In the old days, public sculpture was a fairly easy proposition.
You had your man on a horse. You had your city leader with his hand in his jacket, looking nobly to the future, holding a document to indicate he was the Father of the Sanitary Horsemeat Act or some such thing. You had an abstract virtue like Charity or Wisdom in female form, marble hand to stony sternum, gazing out with serenity; sometimes she looked as if she was crying for our loss of virtue, but that was usually pigeon stuff.
It's different now. From the description of the sculpture known as MIMMI that will rise by the new Vikings stadium:
By aggregating the positivity and negativity of tweets in real time, MIMMI transmits the abstracted emotion of the city to a series of Wi-Fi-enabled LED bulbs and integrated misting system.
Translation, if you need one: It's a big floating thing that's connected to the Internet, reads local tweets, determines the overall mood and turns them into colors.
There is also a dancing component. The more people dance near the sculpture, the more mist it will produce. You can find relief on a hot day, providing you are willing to Frug in public or execute some sort of modified Watusi.
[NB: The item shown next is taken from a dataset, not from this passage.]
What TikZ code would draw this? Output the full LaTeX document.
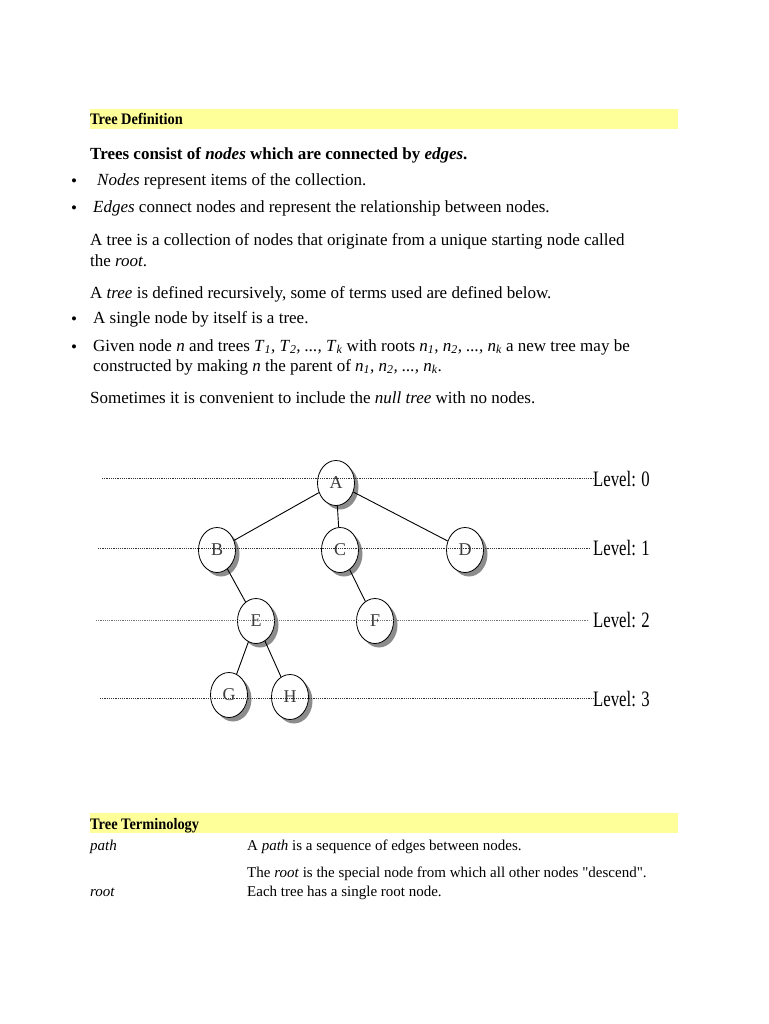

It may not recognize the Twist as a dance; it may interpret that as a vigorous attempt to grind out a cigarette butt. It depends on how relaxed the definition of "dance" is, and I suspect the program accepts any sustained spasmodic thrashing and mists accordingly.
This is where the classic Met Stadium-era Vikings fan looks at the paper, imagines a bunch of hippies waving their arms in the rain in front of a stadium dedicated to football, and thinks, "OK, I'm done with this world. Next."
Since MIMMI bases its changing color on tweets, that means its view of local emotions will come only from those on Twitter. Minneapolis is 32nd in the world when it comes to people who put the city name in their tweets, according to Twitter Grader, although this hardly means they represent the city's mood. It's establishing the city's mood based on the faces of people on the bus.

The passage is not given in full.